Reneau was named an all-star and invited to play in the Jordan Brand Classic, where he scored 10 points and garnered nine rebounds. In the off-season prior to college he also played for the Nightrydas Elite grassroots program on the Nike EYBL circuit, averaging 17.2 points, 8.5 rebounds, and 2.4 assists in 12 games.

===Recruiting===
Reneau originally decided to go with the Florida Gators, but he changed his mind when head coach Mike White took a job opportunity with the Georgia Bulldogs. Hoosiers point guard and fellow Montverde teammate Jalen Hood-Schifino prompted Indiana coaches to begin recruiting Reneau. Hood-Schifino recalled, "I was with him when he de-committed. As soon as that happened, I texted my coaches. I was like, we have to get Malik. As soon as I said that, the coaches got on him and they did a great job of recruiting him."

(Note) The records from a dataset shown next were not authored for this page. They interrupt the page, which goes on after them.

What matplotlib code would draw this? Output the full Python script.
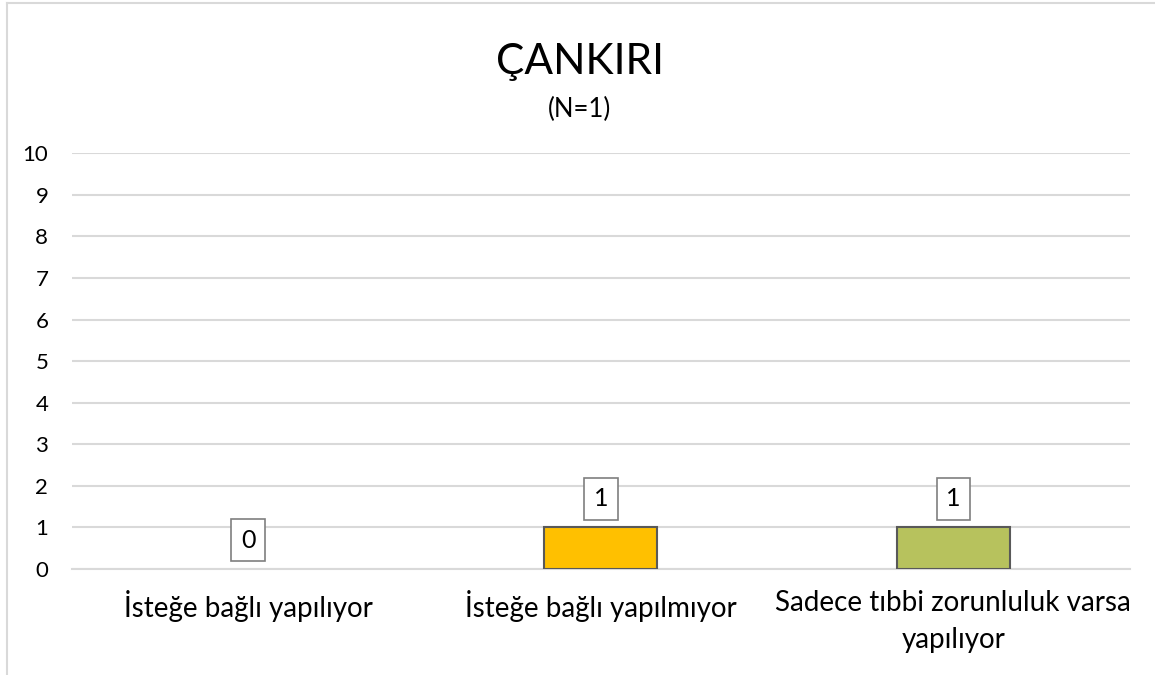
import matplotlib.pyplot as plt
from matplotlib.lines import Line2D

categories = ["İsteğe bağlı yapılıyor", "İsteğe bağlı yapılmıyor",
              "Sadece tıbbi zorunluluk varsa\nyapılıyor"]
values = [0, 1, 1]
colors = ["#4472c4", "#ffc000", "#b7c25d"]
title = "ÇANKIRI"
subtitle = "(N=1)"

plt.rcParams['font.family'] = ['Lato', 'DejaVu Sans']

fig = plt.figure(figsize=(11.55, 6.75), dpi=100)
ax = fig.add_axes([0.0623, 0.157, 0.9157, 0.616])

x = range(len(categories))
# zero-height bars get no outline
edge_widths = [1.5 if v else 0 for v in values]
ax.bar(x, values, width=0.32, color=colors, edgecolor="#595959",
       linewidth=edge_widths, zorder=3)

for xi, v in zip(x, values):
    ax.annotate(str(v), (xi, v), xytext=(0, 12.5), textcoords="offset points",
                ha="center", va="bottom", fontsize=18, color="black", zorder=4,
                bbox=dict(boxstyle="square,pad=0.38", fc="white", ec="#7f7f7f", lw=1.2))

ax.set_xlim(-0.5, len(categories) - 0.5)
ax.set_ylim(0, 10)
ax.set_yticks(range(0, 11))
ax.set_xticks(list(x))
ax.set_xticklabels(categories, fontsize=20, linespacing=1.55)
ax.tick_params(axis="y", length=0, pad=17, labelsize=16)
ax.tick_params(axis="x", length=0, pad=15)
ax.yaxis.grid(True, color="#d9d9d9", linewidth=1.5, zorder=0)
ax.set_axisbelow(True)
for side in ("top", "right", "left"):
    ax.spines[side].set_visible(False)
ax.spines["bottom"].set_color("#d9d9d9")
ax.spines["bottom"].set_linewidth(1.5)

fig.text(0.502, 0.89, title, ha="center", va="baseline", fontsize=30.5)
fig.text(0.502, 0.826, subtitle, ha="center", va="baseline", fontsize=18.5)

# chart area border (top and left edges)
fig.add_artist(Line2D([7 / 1155, 1], [1 - 3 / 675, 1 - 3 / 675], color="#d9d9d9", lw=1.5,
                      transform=fig.transFigure))
fig.add_artist(Line2D([7 / 1155, 7 / 1155], [0, 1 - 3 / 675], color="#d9d9d9", lw=1.5,
                      transform=fig.transFigure))

fig.savefig("out.png", dpi=100, facecolor="white")
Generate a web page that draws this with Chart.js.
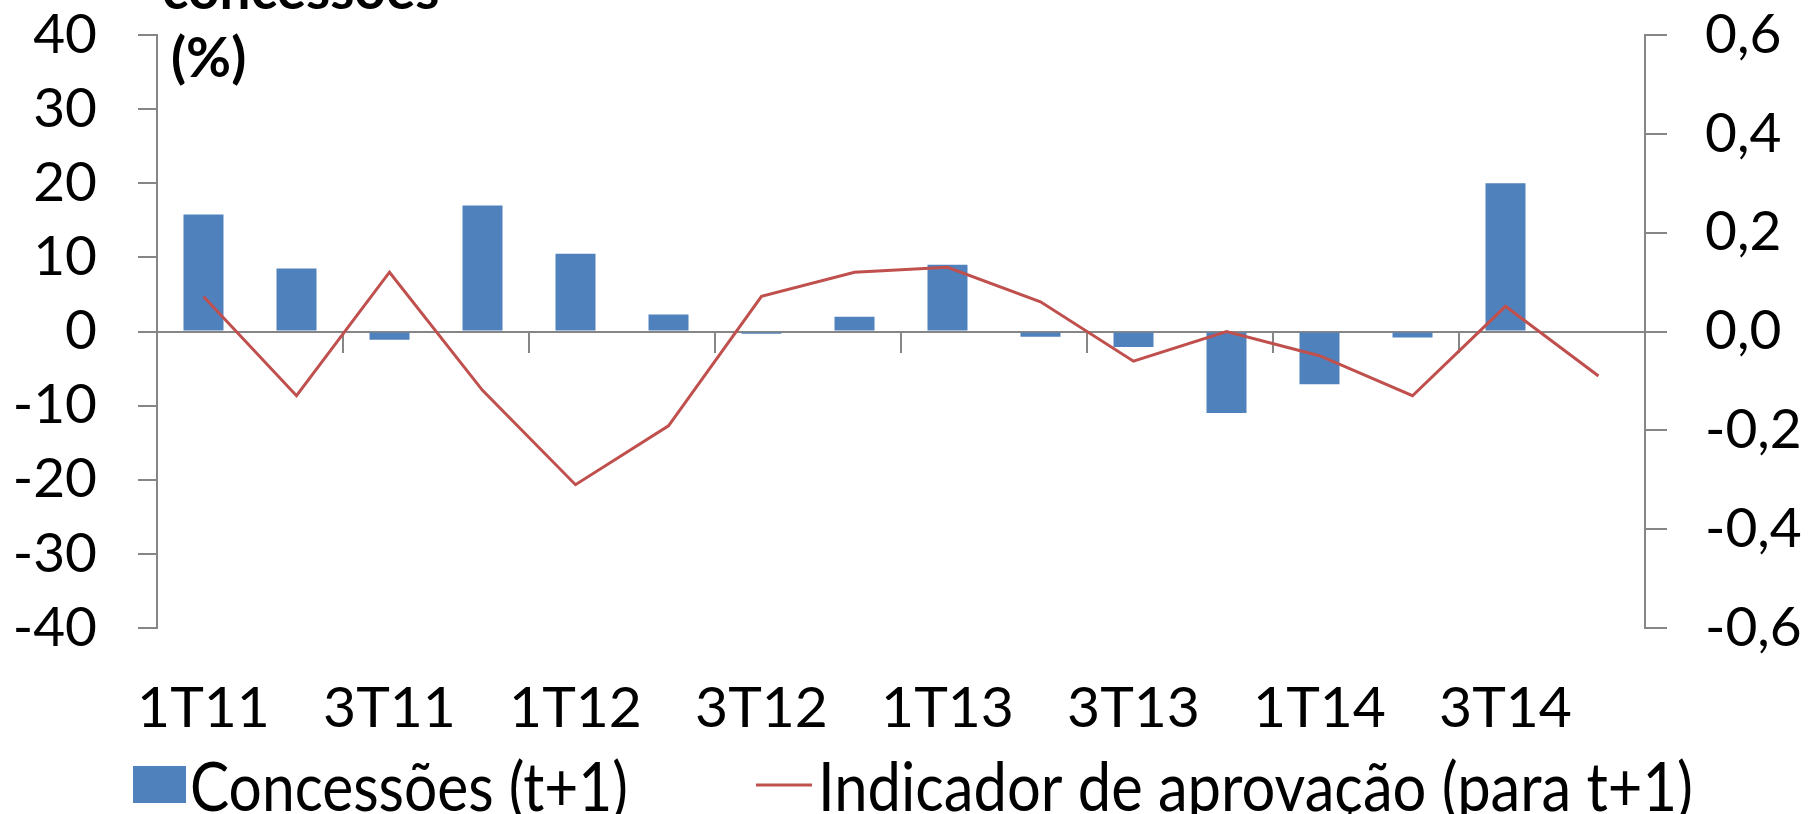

College recruiting information
| Name | Hometown | School | Height | Weight | Commit date |
| Malik Reneau F | Miami, Florida | Montverde Academy (Montverde, FL) | 6 ft 9 in (2.06 m) | 233 lb (106 kg) | Apr 18, 2022 |
Recruit ratings: Scout: Rivals: 247Sports: ESPN: (90)
Overall recruit ranking: Rivals: 25 247Sports: 27 ESPN: 22
Note: In many cases, Scout, Rivals, 247Sports, On3, and ESPN may conflict in their listings of height and weight.; In these cases, the average was taken. ESPN grades are on a 100-point scale.; Sources: "Indiana 2022 Basketball Commitments". Rivals. Retrieved October 19, 2022.; "2022 Indiana Hoosiers Recruiting Class". ESPN. Retrieved October 19, 2022.; "2022 Team Ranking". Rivals. Retrieved October 19, 2022.;

==College career==
===Indiana===
In his freshman year during the 2022-23 season, Reneau served as a backup to Trayce Jackson-Davis and Race Thompson, playing in 35 games and averaging 6.1 points, 3.7 rebounds, 0.8 assists, and 55.3 FG% in 14.9 minutes per game. He is left-handed like his teammate Trayce Jackson-Davis. Reneau was one of three Hoosiers to appear in all 35 games that season and made three starts. His play drew praise for effectiveness in the post and "stellar" footwork. After the 2024–25 season, Reneau entered his name into the NCAA transfer portal.

===Miami (FL)===
Reneau transferred to play for the Miami Hurricanes.

==Career statistics==

===College===

| Year | Team | GP | GS | MPG | FG% | 3P% | FT% | RPG | APG | SPG | BPG | PPG |
|---|---|---|---|---|---|---|---|---|---|---|---|---|
| 2022–23 | Indiana | 35 | 3 | 14.9 | .553 | .250 | .714 | 3.7 | 0.8 | 0.5 | .3 | 6.1 |
| 2023–24 | Indiana | 33 | 33 | 28.7 | .558 | .333 | .683 | 6.0 | 2.7 | 0.5 | .6 | 15.4 |
| 2024–25 | Indiana | 26 | 19 | 23.2 | .552 | .125 | .733 | 5.5 | 2.0 | 0.8 | .5 | 13.3 |
| Career |  | 94 | 55 | 22.0 | .555 | .260 | .705 | 5.0 | 1.8 | 0.6 | .4 | 11.4 |

==Personal life==
Reneau was born to Patrick and Melanie Reneau. His mother, who played college basketball, often joined his father in challenging him in one-on-one games.

As part of a student athlete compensation package to raise awareness for Indiana charity partners, Reneau endorsed Big Brothers Big Sisters of Central Indiana, offering in-person appearances (such as speaking, presentation of skills, autograph sessions, and the like) as well as social media posts promoting these appearances and the charity.